Bien sûr, si on en restait là, tout cela serait trop facile. « L’Échelle de Jacob » ne se résume pas à cela et va bien plus loin dans l’introspection psychologique et spirituelle de son héros. L’œuvre s’enfonce également dans le mysticisme dans la mesure où l’on se pose réellement la question de la survie de Jacob dans cette guerre. Tout en entretenant le suspense, l’univers dans lequel déambule Jacob est finalement un véritable purgatoire. Selon une définition, dans le catholicisme, le purgatoire est un lieu destiné aux défunts qui, à la suite d’un jugement, doivent y expier les derniers péchés dont ils ne se sont pas lavés de leur vivant afin d’être pleinement purifiés et de pouvoir accéder au salut éternel.
Chez Jacob, on ne parlera pas de l’expiation d’un pêché mais plutôt de la recherche d’un apaisement. Ce père n’a jamais pu surmonter la mort de son dernier fils Gabe. Il est hanté à jamais par ses souvenirs partagés avec lui. Sa famille en a subi les conséquences puisqu’il a quitté sa première femme pour Jézebel. Une souffrance à laquelle s’ajoutent les horreurs du Vietnam et qui créent ainsi une osmose dantesque dans son quotidien. Elle s’illustre dans la mise en en scène froide, posée, cadrant méticuleusement chaque recoin sordide de New-York, victime de dégénérescence urbaine. L’appartement même de Jacob et Jézebel donne à peine un semblant de cadre intime. L’enfer transpire dans chaque séquence, évidemment renforcée par les visions horrifiques tout droit sorties d’une peinture de Francis Bacon ou d’une œuvre de Clive Barker.

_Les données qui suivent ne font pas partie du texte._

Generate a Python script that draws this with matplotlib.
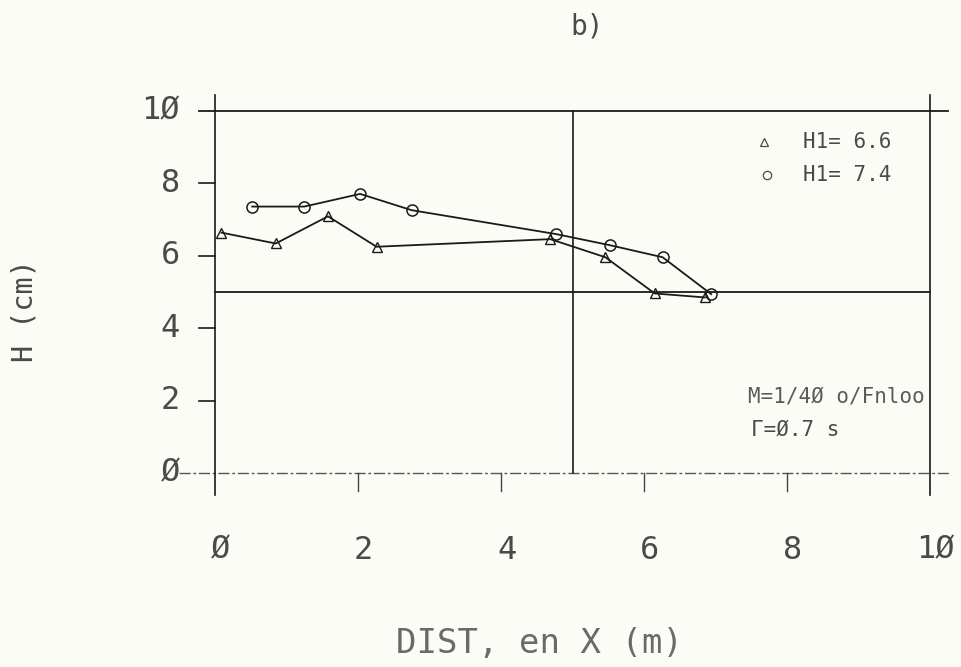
import matplotlib.pyplot as plt

# H1 = 6.6 series (triangles)
dist_a = [0.09, 0.85, 1.58, 2.26, 4.69, 5.46, 6.15, 6.85]
h_a = [6.64, 6.34, 7.09, 6.25, 6.46, 5.96, 4.96, 4.85]
# H1 = 7.4 series (circles)
dist_b = [0.52, 1.25, 2.03, 2.75, 4.77, 5.53, 6.26, 6.94]
h_b = [7.36, 7.36, 7.71, 7.26, 6.60, 6.29, 5.96, 4.94]

ticks = [0, 2, 4, 6, 8, 10]
tick_labels = ['Ø', '2', '4', '6', '8', '1Ø']
legend_labels = ['H1= 6.6', 'H1= 7.4']

# plotter lettering -> monospaced font
plt.rcParams['font.family'] = ['DejaVu Sans Mono', 'DejaVu Sans']
ink = '#1a1a1a'
txt = '#4a4a4a'

fig = plt.figure(figsize=(9.62, 6.67), dpi=100, facecolor='#fcfcf7')
ax = fig.add_axes([215/962, 1-473/667, 715/962, 362/667])
ax.set_xlim(0, 10)
ax.set_ylim(0, 10)
ax.axis('off')

# frame / reference lines drawn like the pen plotter did
ax.plot([-0.22, 10.25], [10, 10], color=ink, lw=1.3, clip_on=False)
ax.plot([0, 10], [5, 5], color=ink, lw=1.3, clip_on=False)
ax.plot([-0.5, 10.3], [0, 0], color='#555555', lw=1.0, ls=(0, (8, 2, 2, 2)), clip_on=False)
for xv in [0, 10]:
    ax.plot([xv, xv], [-0.6, 10.45], color=ink, lw=1.2, clip_on=False)
ax.plot([5, 5], [0, 10], color=ink, lw=1.2, clip_on=False)

for t, lab in zip(ticks, tick_labels):
    if 0 < t < 10:
        ax.plot([-0.23, 0], [t, t], color=ink, lw=1.2, clip_on=False)
        ax.plot([t, t], [0, -0.5], color='#444444', lw=1.0, clip_on=False)
    ax.text(-0.49, t, lab, ha='right', va='center', fontsize=23, color=txt)
    ax.text(t + 0.08, -2.13, lab, ha='center', va='center', fontsize=23, color=txt)

ax.plot(dist_a, h_a, color=ink, lw=1.3, marker='^', ms=7, mfc='none', mec=ink, mew=1.0, clip_on=False)
ax.plot(dist_b, h_b, color=ink, lw=1.3, marker='o', ms=8, mfc='none', mec=ink, mew=1.1, clip_on=False)

# legend block
ax.plot(7.68, 9.14, marker='^', ms=6, mfc='none', mec=txt, mew=0.9, clip_on=False)
ax.plot(7.72, 8.23, marker='o', ms=6, mfc='none', mec=txt, mew=0.9, clip_on=False)
ax.text(8.22, 9.14, legend_labels[0], ha='left', va='center', fontsize=15, color=txt)
ax.text(8.22, 8.23, legend_labels[1], ha='left', va='center', fontsize=15, color=txt)

ax.text(7.45, 2.10, 'M=1/4Ø o/Fnloo', ha='left', va='center', fontsize=15, color='#5a5a5a')
ax.text(7.49, 1.19, 'Γ=Ø.7 s', ha='left', va='center', fontsize=15, color='#4a4a4a')

fig.text(587/962, 1-27/667, 'b)', ha='center', va='center', fontsize=20, color=txt)
fig.text(540/962, 1-643/667, 'DIST, en X (m)', ha='center', va='center', fontsize=24.5, color='#6a6a6a')
fig.text(25/962, 1-311/667, 'H (cm)', ha='center', va='center', rotation=90, fontsize=20.5, color=txt)

fig.savefig('out.png', dpi=100, facecolor=fig.get_facecolor())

Tout cela n’est jamais gratuit et renvoie toujours à un point clé de l’existence de Jacob. Les personnages secondaires sont mêmes plus importants qu’ils en ont l’air. Par exemple, Louis Denardo, son ami chiropracteur, qui panse ses blessures physiques mais également psychiques. Il est l’image même d’un ange comme le souligne bien ce plan en contre-plongée, éclairé d’une douce lumière et accompagné avec une tendre ironie par les paroles de Jacob : « Tu es un sauveur ». Les instants que vit Jacob abolissent le temps et en font un moment vérité. S’il fait la paix avec lui-même, des anges viendront le soulager de son épreuve sinon des démons arracheront sa vie.
Peut-on pleurer devant un film d’horreur ? Au-delà de la peur ou du malaise, vous aurez bien compris que « L’Échelle de Jacob » est une bouleversante tragédie. C’est le long hurlement de douleur sans fin d’un homme qui cherche à savoir pourquoi sa vie lui échappe à ce point. Même les réponses les plus sensées ne trouvent pas véritablement d’écho à la déchirure qui accable Jacob. Le Vietnam, son fils défunt, ses autres enfants Élie et Jed, son ex-femme Sarah et les démons sont une traversée des ténèbres dans l’espoir de trouver la lumière. Cette explosion de violence, de sentiments et de vérités éparpillées se concentre finalement selon le point de vue qu’adopte Jacob. Nous assistons à une projection de ses peurs et de ses espérances. Depuis le début, il peut obtenir la rédemption, il ne lui reste plus que le chemin a dégager. Celui-ci se termine là où tout a commencé, dans un final très émouvant, finissant de dévoiler le sens du titre du film.
Je vais faire simple : « L’Échelle de Jacob » est un chef-d’œuvre du cinéma, pas seulement du genre horrifique. Porté par la belle musique mélancolique et sombre de Maurice Jarre, il est inépuisable dans sa richesse scénaristique, impressionnant dans sa puissance formelle, passionnant de bout en bout et d’une émotion proprement secouante. Le long-métrage est dans son ensemble d’une beauté intemporelle, singulière, rarement égalée. Beaucoup d’artistes ont été marqués par son empreinte, que ce soit M. Night Shyamalan pour son « Sixième sens » ou encore le jeu-vidéo avec « Silent Hill ». D’une maturité exceptionnelle et visionnaire pour son temps (sa sortie date de 1990), il serait grand temps de réhabiliter complétement le film. En attendant, vous le faire découvrir serait déjà un beau pas en avant.